The Data class should have methods that tell it to read in a csv data file as described above and to access data (e.g. retrieve all the data for a particular column). In your Data class, the data should be stored in two forms.
- Raw form: The original form of the data in the CSV file is a set of comma-separated strings. You want to keep a version of the data in this format so that we have an accurate view of the file and so that that we can retrieve the values of non-numerical columns. The CSV reader will return each column value as a string, by default, so this is the raw form of the data.
- Matrix form: Most of the analysis and display will use only the numeric columns of the data. Rather than repeatedly converting data from strings to numeric values, your Data class will identify all numerica columns, convert them to floats, and then store the numeric data in a numpy matrix. As a numpy Matrix can store data of only one type, this should be a matrix of floating point numbers. Only the numeric columns of your original data should be in the numpy matrix.
Create a python file data.py and start writing the code for your
Data class.

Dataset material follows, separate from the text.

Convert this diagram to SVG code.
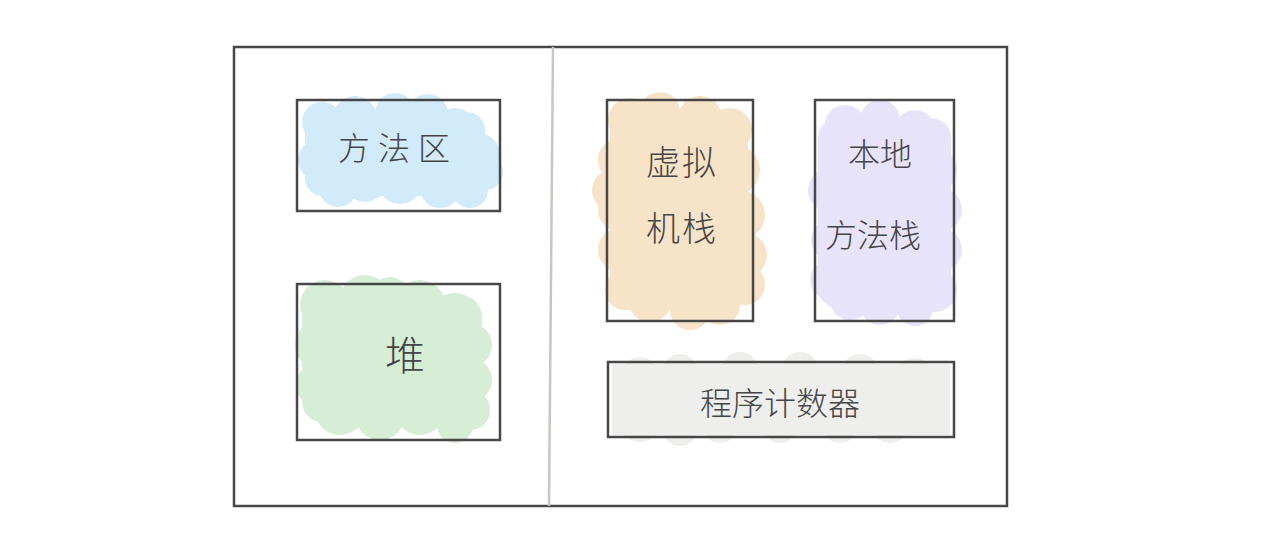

The constructor for the Data class should have the
option of taking in a filename and then reading the data from the
file. The data file should be in the format described above. You
may also want your constructor to have the option to take in a
list of lists that represents a data set. The following is a
possible Data constructor def line.
def __init__(self, filename = None):
You will need initialize a number of different fields for the Data class, but you can add them as you need them. For now, think of your constructor as having the following sections.
# create and initialize fields for the class # if filename is not None # call self.read(filename)
Create a read method for reading the data from a
file. The method should put the original data in string format
into a list of lists, with one sublist for each data point. This
is the raw form.
When you open a data file for reading using the file class, use the flag 'rU' to indicate that you want to read the file with universal [U] carriage returns. This will let you work with carriage return values from any of the standard formats (Windows, MacOS, Linux).
In addition to the data, the method should store the headers and data types read from the data file. (Note: You might want to write just part of the read method and then test it by writing the accessor methods that return what you have read so far.)
You will likely want to use this set of fields to manage the raw data:
- raw_headers (list of all headers)
- raw_types (list of all types)
- raw_data (list of lists of all data. Each row is a list of strings)
- header2raw (dictionary mapping header string to index of column in raw data)
Note: Once you get to the project, you will need to add additional fields and code to the read method in order to create and store the numeric data.
Write at least these helpful accessor methods. Note that to
extract specific columns from a Data object, you will use the
column's header (as apposed to an index).
- get_raw_headers: returns a list of all of the headers.
- get_raw_types: returns a list of all of the types.
- get_raw_num_columns: returns the number of columns in the raw data set
- get_raw_num_rows: returns the number of rows in the data set. This should be identical to the number of rows in the numeric data, so you can get away with writing just one function for this purpose.
- get_raw_row: returns a row of data (the type is list) given a row index (int).
- get_raw_value: takes a row index (an int) and column header (a string) and returns the raw data at that location. (The return type will be a string)
- You may test your methods with lab2_test1.py if you would like to. Read through the test file and make sure the printed results make sense.
- Create a method that nicely prints out the data to the command line.
When you are done with the lab exercises, you may start on the rest of the project.